As empresas públicas publicam pouca informação e dispõem de poderes que abrem portas à corrupção. Como contrapartida à linha de crédito concedida ao País, o FMI exige o cumprimento de medidas para a economia ganhar transparência.
Os alertas acerca da corrupção em Moçambique repetem-se, de tempos a tempos, e às vezes são feitos pelas próprias autoridades, num acto de reconhecimento da gravidade do problema. As receitas para lidar com a situação são conhecidas, mas falta implementá-las. O Fundo Monetário Internacional (FMI) está a fazer um esforço para que as medidas anticorrupção se concretizem, exigindo a aplicação de algumas delas como contrapartida da linha de crédito concedida ao País, há dois anos, no valor de 456 milhões de dólares.
No último relatório periódico de avaliação, que serve para validar novos desembolsos, o fundo pede “atenção” aos riscos de corrupção no Sector Empresarial do Estado (SEE) e exige medidas de transparência na gestão por parte do Governo.
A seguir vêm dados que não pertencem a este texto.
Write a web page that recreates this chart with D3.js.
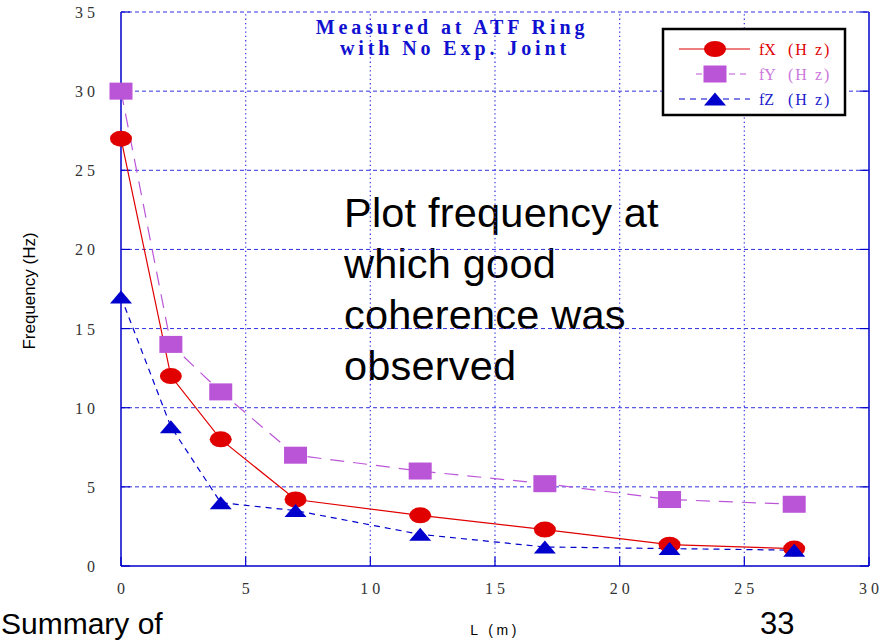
<!DOCTYPE html>
<html><head><meta charset="utf-8">
<script src="https://cdn.jsdelivr.net/npm/d3@7"></script>
<style>body{margin:0;background:#fff}svg{display:block}</style>
</head><body>
<svg id="c" width="888" height="640"></svg>
<script>
const L = [0, 2, 4, 7, 12, 17, 22, 27];
const fX = [27, 12, 8, 4.2, 3.2, 2.3, 1.35, 1.1];
const fY = [30, 14, 11, 7, 6, 5.2, 4.2, 3.9];
const fZ = [17, 8.8, 4.0, 3.5, 2.0, 1.2, 1.1, 1.0];
const xTicks = [0, 5, 10, 15, 20, 25, 30];
const yTicks = [0, 5, 10, 15, 20, 25, 30, 35];
const seriesNames = ["fX", "fY", "fZ"];
const unitLabel = "(H z)";
const titleLines = ["Measured at ATF Ring", "with No Exp. Joint"];
const noteLines = ["Plot frequency at", "which good", "coherence was", "observed"];

const svg = d3.select("#c");
const x = d3.scaleLinear().domain([0, 30]).range([121, 869]);
const y = d3.scaleLinear().domain([0, 35]).range([566, 12]);
const gridCol = "#3030e0", frameCol = "#0000cc";
const red = "#e00000", purple = "#bb55d8", blue = "#0000cc";
const sans = "'Liberation Sans', Arial, sans-serif";

// annotation (behind grid)
svg.append("g").selectAll("text").data(noteLines).join("text")
  .attr("x", 344).attr("y", (d, i) => 227 + i * 51)
  .attr("font-family", sans).attr("font-size", 41.5).attr("letter-spacing", 0.2).attr("fill", "#000")
  .text(d => d);

// grid
svg.append("g").selectAll("line").data(yTicks.filter(d => d > 0)).join("line")
  .attr("x1", x(0)).attr("x2", x(30)).attr("y1", d => y(d)).attr("y2", d => y(d))
  .attr("stroke", gridCol).attr("stroke-width", 1).attr("stroke-dasharray", "4,3");
svg.append("g").selectAll("line").data(xTicks.filter(d => d > 0 && d < 30)).join("line")
  .attr("y1", y(0)).attr("y2", y(35)).attr("x1", d => x(d)).attr("x2", d => x(d))
  .attr("stroke", "#4040e8").attr("stroke-width", 1.3).attr("stroke-dasharray", "1.3,3");
// frame
svg.append("line").attr("x1", x(0)).attr("x2", x(0)).attr("y1", y(0)).attr("y2", y(35)).attr("stroke", frameCol).attr("stroke-width", 1.5);
svg.append("line").attr("x1", x(30)).attr("x2", x(30)).attr("y1", y(0)).attr("y2", y(35)).attr("stroke", frameCol).attr("stroke-width", 1.5);
svg.append("line").attr("x1", x(0)).attr("x2", x(30)).attr("y1", y(0)).attr("y2", y(0)).attr("stroke", frameCol).attr("stroke-width", 1.5);
// inward ticks
svg.append("g").selectAll("line").data(yTicks).join("line")
  .attr("x1", x(0)).attr("x2", x(0) + 9).attr("y1", d => y(d)).attr("y2", d => y(d))
  .attr("stroke", frameCol).attr("stroke-width", 1.2);
svg.append("g").selectAll("line").data(yTicks).join("line")
  .attr("x1", x(30)).attr("x2", x(30) - 9).attr("y1", d => y(d)).attr("y2", d => y(d))
  .attr("stroke", frameCol).attr("stroke-width", 1.2);
svg.append("g").selectAll("line").data(xTicks).join("line")
  .attr("x1", d => x(d)).attr("x2", d => x(d)).attr("y1", y(0)).attr("y2", y(0) - 9)
  .attr("stroke", frameCol).attr("stroke-width", 1.2);

// tick labels
const tickFont = "'Liberation Serif', serif";
svg.append("g").selectAll("text").data(yTicks).join("text")
  .attr("x", 99).attr("y", d => y(d) + 6).attr("text-anchor", "end")
  .attr("font-family", tickFont).attr("font-size", 16).attr("letter-spacing", 4).attr("fill", "#333")
  .text(d => d);
svg.append("g").selectAll("text").data(xTicks).join("text")
  .attr("x", d => x(d) + 2).attr("y", 594).attr("text-anchor", "middle")
  .attr("font-family", tickFont).attr("font-size", 16).attr("letter-spacing", 4).attr("fill", "#333")
  .text(d => d);

// axis labels
svg.append("text").attr("transform", "translate(35,291) rotate(-90)").attr("text-anchor", "middle")
  .attr("font-family", sans).attr("font-size", 17).attr("fill", "#000")
  .text("Frequency (Hz)");
svg.append("text").attr("x", 495).attr("y", 635).attr("text-anchor", "middle")
  .attr("font-family", sans).attr("font-size", 14).attr("letter-spacing", 3.5).attr("fill", "#000")
  .attr("xml:space", "preserve").text("L (m)");

// title
svg.append("g").selectAll("text").data(titleLines).join("text")
  .attr("x", (d, i) => i ? 455 : 452).attr("y", (d, i) => 34 + i * 21).attr("text-anchor", "middle")
  .attr("font-family", tickFont).attr("font-weight", "bold").attr("font-size", 20)
  .attr("letter-spacing", 3.9).attr("fill", "#1010d0").text(d => d);

// series
const line = d3.line().x(d => x(d[0])).y(d => y(d[1]));
const series = [
  {vals: fX, col: red, dash: null, w: 1.2, shape: "circle"},
  {vals: fY, col: purple, dash: "14,9", w: 1.2, shape: "square"},
  {vals: fZ, col: blue, dash: "6,5", w: 1.2, shape: "triangle"}
];
function marker(g, s, cx, cy) {
  if (s.shape === "circle") g.append("ellipse").attr("cx", cx).attr("cy", cy).attr("rx", 11).attr("ry", 8).attr("fill", s.col);
  else if (s.shape === "square") g.append("rect").attr("x", cx - 11.5).attr("y", cy - 8.5).attr("width", 23).attr("height", 17).attr("fill", s.col);
  else g.append("path").attr("d", `M${cx - 11},${cy + 6.5}L${cx + 11},${cy + 6.5}L${cx},${cy - 6.5}Z`).attr("fill", s.col);
}
series.forEach(s => {
  const pts = L.map((l, i) => [l, s.vals[i]]);
  svg.append("path").attr("d", line(pts)).attr("fill", "none").attr("stroke", s.col)
    .attr("stroke-width", s.w).attr("stroke-dasharray", s.dash);
});
[series[1], series[0], series[2]].forEach(s => {
  const g = svg.append("g");
  L.forEach((l, i) => marker(g, s, x(l), y(s.vals[i])));
});

// legend
const lg = svg.append("g");
lg.append("rect").attr("x", 663).attr("y", 29).attr("width", 182).attr("height", 86)
  .attr("fill", "#fff").attr("stroke", "#000").attr("stroke-width", 2.5);
const legCols = [red, "#cc77dd", "#2020cc"];
series.forEach((s, i) => {
  const cy = 49 + i * 25;
  const x1 = i === 1 ? 696 : 679, x2 = i === 1 ? 747 : 750;
  lg.append("line").attr("x1", x1).attr("x2", x2).attr("y1", cy).attr("y2", cy)
    .attr("stroke", s.col).attr("stroke-width", 1.2).attr("stroke-dasharray", s.dash ? "6,5" : null);
  marker(lg, s, 715, cy);
  const t = lg.append("text").attr("y", cy + 6).attr("font-family", tickFont).attr("font-size", 16)
    .attr("fill", legCols[i]).attr("xml:space", "preserve");
  t.append("tspan").attr("x", 759).text(seriesNames[i]);
  t.append("tspan").attr("x", 788).attr("letter-spacing", 2).text(unitLabel);
});

svg.append("text").attr("x", 1).attr("y", 634).attr("font-family", sans)
  .attr("font-size", 30).attr("fill", "#000").text("Summary of");
svg.append("text").attr("x", 760).attr("y", 634).attr("font-family", sans)
  .attr("font-size", 31).attr("fill", "#000").text("33");
</script>
</body></html>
Nestes programas de apoio do FMI, o que se diz nas avaliações periódicas é tão importante como a entrada dos desembolsos nos cofres do Estado, pelo sinal que dá para o resto do mundo e pelo que isso implica para a confiança na economia do País.
“É importante melhorar a transparência nos processos de contratação pública das empresas públicas para abordar as vulnerabilidades à corrupção e melhorar a eficiência da despesa pública”. O que está em causa é o quadro jurídico que “concede às empresas públicas um amplo poder” para realizarem aquisições directas em situações não competitivas, aumentando os riscos de corrupção”. Este poder permite fazer contratos sem respeitar princípios ou concursos, invocando “processos excepcionais em situações de força maior”, sem indicar “critérios objectivos ou salvaguardas”. Dada a dimensão do sector, o Governo e os cidadãos devem prestar atenção aos processos de aquisição das empresas públicas”, aponta o relatório. No entanto, a tarefa afigura-se como uma missão de detective, porque “falta divulgação regular de dados sobre o desempenho do SEE”.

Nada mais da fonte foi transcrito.